The issuances include 1.1 billion yuan two-year bonds with a coupon of 2.6%, 1.5 billion yuan three-year bonds with a coupon of 2.7%, and 2.4 billion yuan five-year bonds with a coupon of 2.9%.

Net proceeds will be used for general government purposes as well as for water treatment, environmental resilience, and clean transportation projects.

The deal has attracted strong response from investors, with a total of 89 accounts from eight countries and regions, including Europe and the Middle East.

The total order book reached 19.03 billion yuan at the peak and 17.4 billion yuan after final pricing guidance, representing an oversubscription of 3.48 times.

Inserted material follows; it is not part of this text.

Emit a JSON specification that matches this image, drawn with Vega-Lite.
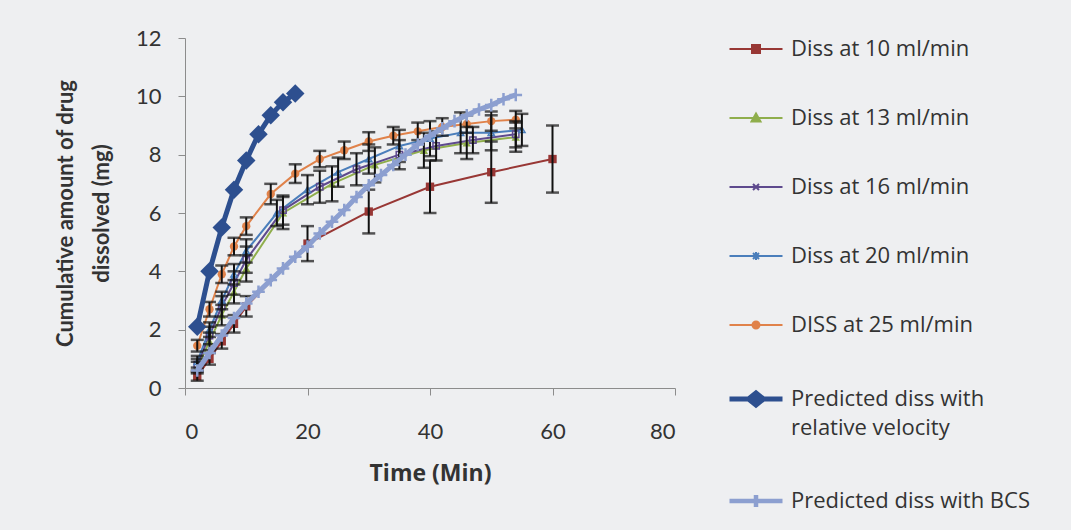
{
  "$schema": "https://vega.github.io/schema/vega-lite/v6.json",
  "width": 490,
  "height": 350,
  "autosize": "none",
  "padding": {"left": 185, "top": 38, "right": 396, "bottom": 142},
  "background": "#eeeff1",
  "config": {
    "view": {"stroke": null},
    "font": "Lato",
    "axis": {"grid": false, "domainColor": "#8c8c8c", "tickColor": "#8c8c8c", "tickSize": 7, "labelFont": "Lato", "labelFontSize": 22, "labelColor": "#333333", "titleFont": "Lato", "titleFontSize": 22, "titleFontWeight": "bold", "titleColor": "#333333"}
  },
  "datasets": {
    "d": [
      {"s": "Diss at 10 ml/min", "t": 2, "y": 0.4, "e": 0.15},
      {"s": "Diss at 10 ml/min", "t": 4, "y": 1.0, "e": 0.2},
      {"s": "Diss at 10 ml/min", "t": 6, "y": 1.6, "e": 0.25},
      {"s": "Diss at 10 ml/min", "t": 8, "y": 2.2, "e": 0.3},
      {"s": "Diss at 10 ml/min", "t": 10, "y": 2.8, "e": 0.35},
      {"s": "Diss at 10 ml/min", "t": 20, "y": 4.95, "e": 0.6},
      {"s": "Diss at 10 ml/min", "t": 30, "y": 6.05, "e": 0.75},
      {"s": "Diss at 10 ml/min", "t": 40, "y": 6.9, "e": 0.9},
      {"s": "Diss at 10 ml/min", "t": 50, "y": 7.4, "e": 1.05},
      {"s": "Diss at 10 ml/min", "t": 60, "y": 7.85, "e": 1.15},
      {"s": "Diss at 13 ml/min", "t": 2, "y": 0.7, "e": 0.2},
      {"s": "Diss at 13 ml/min", "t": 4, "y": 1.6, "e": 0.3},
      {"s": "Diss at 13 ml/min", "t": 6, "y": 2.5, "e": 0.35},
      {"s": "Diss at 13 ml/min", "t": 8, "y": 3.3, "e": 0.4},
      {"s": "Diss at 13 ml/min", "t": 10, "y": 4.1, "e": 0.45},
      {"s": "Diss at 13 ml/min", "t": 16, "y": 6.0, "e": 0.55},
      {"s": "Diss at 13 ml/min", "t": 24, "y": 7.0, "e": 0.6},
      {"s": "Diss at 13 ml/min", "t": 31, "y": 7.65, "e": 0.6},
      {"s": "Diss at 13 ml/min", "t": 39, "y": 8.15, "e": 0.6},
      {"s": "Diss at 13 ml/min", "t": 46, "y": 8.4, "e": 0.55},
      {"s": "Diss at 13 ml/min", "t": 54, "y": 8.6, "e": 0.5},
      {"s": "Diss at 16 ml/min", "t": 2, "y": 0.8, "e": 0.2},
      {"s": "Diss at 16 ml/min", "t": 4, "y": 1.8, "e": 0.3},
      {"s": "Diss at 16 ml/min", "t": 6, "y": 2.8, "e": 0.35},
      {"s": "Diss at 16 ml/min", "t": 8, "y": 3.6, "e": 0.4},
      {"s": "Diss at 16 ml/min", "t": 10, "y": 4.4, "e": 0.45},
      {"s": "Diss at 16 ml/min", "t": 16, "y": 6.1, "e": 0.5},
      {"s": "Diss at 16 ml/min", "t": 22, "y": 6.9, "e": 0.55},
      {"s": "Diss at 16 ml/min", "t": 28, "y": 7.5, "e": 0.55},
      {"s": "Diss at 16 ml/min", "t": 35, "y": 8.0, "e": 0.5},
      {"s": "Diss at 16 ml/min", "t": 41, "y": 8.3, "e": 0.5},
      {"s": "Diss at 16 ml/min", "t": 47, "y": 8.5, "e": 0.45},
      {"s": "Diss at 16 ml/min", "t": 54, "y": 8.7, "e": 0.45},
      {"s": "Diss at 20 ml/min", "t": 2, "y": 0.9, "e": 0.2},
      {"s": "Diss at 20 ml/min", "t": 4, "y": 2.0, "e": 0.25},
      {"s": "Diss at 20 ml/min", "t": 6, "y": 3.0, "e": 0.3},
      {"s": "Diss at 20 ml/min", "t": 8, "y": 3.9, "e": 0.35},
      {"s": "Diss at 20 ml/min", "t": 10, "y": 4.7, "e": 0.4},
      {"s": "Diss at 20 ml/min", "t": 15, "y": 6.0, "e": 0.45},
      {"s": "Diss at 20 ml/min", "t": 20, "y": 6.8, "e": 0.5},
      {"s": "Diss at 20 ml/min", "t": 25, "y": 7.4, "e": 0.5},
      {"s": "Diss at 20 ml/min", "t": 30, "y": 7.85, "e": 0.5},
      {"s": "Diss at 20 ml/min", "t": 35, "y": 8.3, "e": 0.55},
      {"s": "Diss at 20 ml/min", "t": 40, "y": 8.55, "e": 0.6},
      {"s": "Diss at 20 ml/min", "t": 45, "y": 8.75, "e": 0.7},
      {"s": "Diss at 20 ml/min", "t": 50, "y": 8.75, "e": 0.6},
      {"s": "Diss at 20 ml/min", "t": 55, "y": 8.85, "e": 0.55},
      {"s": "DISS at 25 ml/min", "t": 2, "y": 1.45, "e": 0.2},
      {"s": "DISS at 25 ml/min", "t": 4, "y": 2.7, "e": 0.25},
      {"s": "DISS at 25 ml/min", "t": 6, "y": 3.9, "e": 0.3},
      {"s": "DISS at 25 ml/min", "t": 8, "y": 4.85, "e": 0.3},
      {"s": "DISS at 25 ml/min", "t": 10, "y": 5.55, "e": 0.3},
      {"s": "DISS at 25 ml/min", "t": 14, "y": 6.65, "e": 0.35},
      {"s": "DISS at 25 ml/min", "t": 18, "y": 7.35, "e": 0.32},
      {"s": "DISS at 25 ml/min", "t": 22, "y": 7.85, "e": 0.28},
      {"s": "DISS at 25 ml/min", "t": 26, "y": 8.15, "e": 0.3},
      {"s": "DISS at 25 ml/min", "t": 30, "y": 8.45, "e": 0.32},
      {"s": "DISS at 25 ml/min", "t": 34, "y": 8.65, "e": 0.3},
      {"s": "DISS at 25 ml/min", "t": 38, "y": 8.8, "e": 0.3},
      {"s": "DISS at 25 ml/min", "t": 42, "y": 8.95, "e": 0.3},
      {"s": "DISS at 25 ml/min", "t": 46, "y": 9.05, "e": 0.3},
      {"s": "DISS at 25 ml/min", "t": 50, "y": 9.15, "e": 0.33},
      {"s": "DISS at 25 ml/min", "t": 54, "y": 9.2, "e": 0.3},
      {"s": "Predicted diss with relative velocity", "t": 2, "y": 2.1},
      {"s": "Predicted diss with relative velocity", "t": 4, "y": 4.0},
      {"s": "Predicted diss with relative velocity", "t": 6, "y": 5.5},
      {"s": "Predicted diss with relative velocity", "t": 8, "y": 6.8},
      {"s": "Predicted diss with relative velocity", "t": 10, "y": 7.8},
      {"s": "Predicted diss with relative velocity", "t": 12, "y": 8.7},
      {"s": "Predicted diss with relative velocity", "t": 14, "y": 9.35},
      {"s": "Predicted diss with relative velocity", "t": 16, "y": 9.8},
      {"s": "Predicted diss with relative velocity", "t": 18, "y": 10.1},
      {"s": "Predicted diss with BCS", "t": 2, "y": 0.6},
      {"s": "Predicted diss with BCS", "t": 4, "y": 1.2},
      {"s": "Predicted diss with BCS", "t": 6, "y": 1.8},
      {"s": "Predicted diss with BCS", "t": 8, "y": 2.4},
      {"s": "Predicted diss with BCS", "t": 10, "y": 2.9},
      {"s": "Predicted diss with BCS", "t": 12, "y": 3.3},
      {"s": "Predicted diss with BCS", "t": 14, "y": 3.7},
      {"s": "Predicted diss with BCS", "t": 16, "y": 4.1},
      {"s": "Predicted diss with BCS", "t": 18, "y": 4.5},
      {"s": "Predicted diss with BCS", "t": 20, "y": 4.85},
      {"s": "Predicted diss with BCS", "t": 22, "y": 5.3},
      {"s": "Predicted diss with BCS", "t": 24, "y": 5.7},
      {"s": "Predicted diss with BCS", "t": 26, "y": 6.1},
      {"s": "Predicted diss with BCS", "t": 28, "y": 6.55},
      {"s": "Predicted diss with BCS", "t": 30, "y": 6.95},
      {"s": "Predicted diss with BCS", "t": 32, "y": 7.3},
      {"s": "Predicted diss with BCS", "t": 34, "y": 7.65},
      {"s": "Predicted diss with BCS", "t": 36, "y": 8.0},
      {"s": "Predicted diss with BCS", "t": 38, "y": 8.35},
      {"s": "Predicted diss with BCS", "t": 40, "y": 8.65},
      {"s": "Predicted diss with BCS", "t": 42, "y": 8.9},
      {"s": "Predicted diss with BCS", "t": 44, "y": 9.15},
      {"s": "Predicted diss with BCS", "t": 46, "y": 9.35},
      {"s": "Predicted diss with BCS", "t": 48, "y": 9.55},
      {"s": "Predicted diss with BCS", "t": 50, "y": 9.7},
      {"s": "Predicted diss with BCS", "t": 52, "y": 9.9},
      {"s": "Predicted diss with BCS", "t": 54, "y": 10.05}
    ]
  },
  "data": {"name": "d"},
  "encoding": {
    "x": {"field": "t", "type": "quantitative", "scale": {"domain": [0, 80], "nice": false}, "axis": {"values": [0, 20, 40, 60, 80], "title": "Time (Min)", "labelPadding": 26, "titlePadding": 20, "titleFont": "Open Sans", "titleFontSize": 23}},
    "y": {"field": "y", "type": "quantitative", "scale": {"domain": [0, 12], "nice": false}, "axis": {"values": [0, 2, 4, 6, 8, 10, 12], "title": ["Cumulative amount of drug", "dissolved (mg)"], "labelPadding": 17, "titlePadding": 22, "titleLineHeight": 36}}
  },
  "layer": [
    {
      "transform": [{"filter": "isValid(datum.e)"}],
      "mark": {"type": "line", "strokeWidth": 2},
      "encoding": {
        "color": {
          "field": "s", "type": "nominal",
          "scale": {
            "domain": ["Diss at 10 ml/min", "Diss at 13 ml/min", "Diss at 16 ml/min", "Diss at 20 ml/min", "DISS at 25 ml/min", "Predicted diss with relative velocity", "Predicted diss with BCS"],
            "range": ["#983735", "#8fae4c", "#5e4a8e", "#4a7ebb", "#e0824a", "#2d4f8f", "#8c9fd0"]
          },
          "legend": {
            "title": null, "orient": "right", "offset": 70,
            "labelFont": "Open Sans", "labelFontSize": 22, "labelColor": "#333333", "labelLimit": 400,
            "symbolSize": 400, "labelOffset": 24, "rowPadding": 47,
            "labelExpr": "datum.label == 'Predicted diss with relative velocity' ? ['Predicted diss with', 'relative velocity'] : datum.label",
            "encode": {
              "labels": {"update": {"lineHeight": {"value": 29}}},
              "symbols": {
                "update": {
                  "shape": {"signal": "datum.value == 'Diss at 10 ml/min' ? 'M-2.65,0H2.65M-0.4,-0.4H0.4V0.4H-0.4Z' : datum.value == 'Diss at 13 ml/min' ? 'M-2.65,0H2.65M0,-0.45L0.45,0.35H-0.45Z' : datum.value == 'Diss at 16 ml/min' ? 'M-2.65,0H2.65M-0.3,-0.3L0.3,0.3M-0.3,0.3L0.3,-0.3' : datum.value == 'Diss at 20 ml/min' ? 'M-2.65,0H2.65M-0.3,-0.3L0.3,0.3M-0.3,0.3L0.3,-0.3M0,-0.4V0.4' : datum.value == 'DISS at 25 ml/min' ? 'M-2.65,0H2.65M-0.35,0A0.35,0.35,0,1,0,0.35,0A0.35,0.35,0,1,0,-0.35,0Z' : datum.value == 'Predicted diss with relative velocity' ? 'M-2.65,0H2.65M-0.75,0L0,-0.6L0.75,0L0,0.6Z' : 'M-2.65,0H2.65M0,-0.6V0.6'"},
                  "fill": {"scale": "color", "field": "value"},
                  "stroke": {"scale": "color", "field": "value"},
                  "strokeWidth": {"signal": "datum.value == 'Predicted diss with relative velocity' ? 5 : datum.value == 'Predicted diss with BCS' ? 4.5 : 2"},
                  "opacity": {"value": 1}
                }
              }
            }
          }
        }
      }
    },
    {
      "transform": [{"filter": "datum.s == 'Diss at 10 ml/min' || datum.s == 'Diss at 13 ml/min' || datum.s == 'DISS at 25 ml/min'"}],
      "mark": {"type": "point", "filled": true, "opacity": 1},
      "encoding": {
        "color": {"field": "s", "type": "nominal", "legend": null},
        "shape": {"field": "s", "type": "nominal", "legend": null, "scale": {"domain": ["Diss at 10 ml/min", "Diss at 13 ml/min", "DISS at 25 ml/min"], "range": ["square", "triangle-up", "circle"]}},
        "size": {"value": 70}
      }
    },
    {
      "transform": [{"filter": "datum.s == 'Diss at 16 ml/min' || datum.s == 'Diss at 20 ml/min'"}],
      "mark": {"type": "point", "filled": false, "opacity": 1, "strokeWidth": 1.5},
      "encoding": {
        "color": {"field": "s", "type": "nominal", "legend": null},
        "shape": {"field": "s", "type": "nominal", "legend": null, "scale": {"domain": ["Diss at 16 ml/min", "Diss at 20 ml/min"], "range": ["M-1,-1L1,1M-1,1L1,-1", "M-1,-1L1,1M-1,1L1,-1M0,-1.4V1.4"]}},
        "size": {"value": 40}
      }
    },
    {
      "transform": [{"filter": "isValid(datum.e)"}],
      "mark": {"type": "errorbar", "color": "#111111", "thickness": 2, "ticks": {"size": 13, "thickness": 2.5, "color": "#111111"}},
      "encoding": {
        "y": {"field": "y", "type": "quantitative"},
        "yError": {"field": "e"}
      }
    },
    {
      "transform": [{"filter": "datum.s == 'Predicted diss with relative velocity'"}],
      "mark": {"type": "line", "strokeWidth": 5},
      "encoding": {"color": {"field": "s", "type": "nominal", "legend": null}}
    },
    {
      "transform": [{"filter": "datum.s == 'Predicted diss with relative velocity'"}],
      "mark": {"type": "point", "filled": true, "opacity": 1, "shape": "diamond", "size": 340},
      "encoding": {"color": {"field": "s", "type": "nominal", "legend": null}}
    },
    {
      "transform": [{"filter": "datum.s == 'Predicted diss with BCS'"}],
      "mark": {"type": "line", "strokeWidth": 5},
      "encoding": {"color": {"field": "s", "type": "nominal", "legend": null}}
    },
    {
      "transform": [{"filter": "datum.s == 'Predicted diss with BCS'"}],
      "mark": {"type": "point", "filled": false, "opacity": 1, "shape": "M-1,0H1M0,-1V1", "size": 160, "strokeWidth": 2.5},
      "encoding": {"color": {"field": "s", "type": "nominal", "legend": null}}
    }
  ]
}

David Yim, head of capital markets, Greater China & North Asia, at Standard Chartered Bank, says: “Through this local government dim sum bond, Shenzhen government has taken a lead in exploring the breadth and depth of offshore capital markets and further diversifying the offshore RMB bond products. The three-year and five-year tranches are green bonds, showing Shenzhen government’s determination in promoting green and low-carbon development.

“The investor base to this transaction is highly diversified, including quite a few real money accounts as well as holding-to-maturity investors, demonstrating international investors’ confidence in China and Shenzhen’s strong economic development and promising outlook. This transaction has also furthered the Shenzhen-Hong Kong cooperation as well as RMB internationalization.”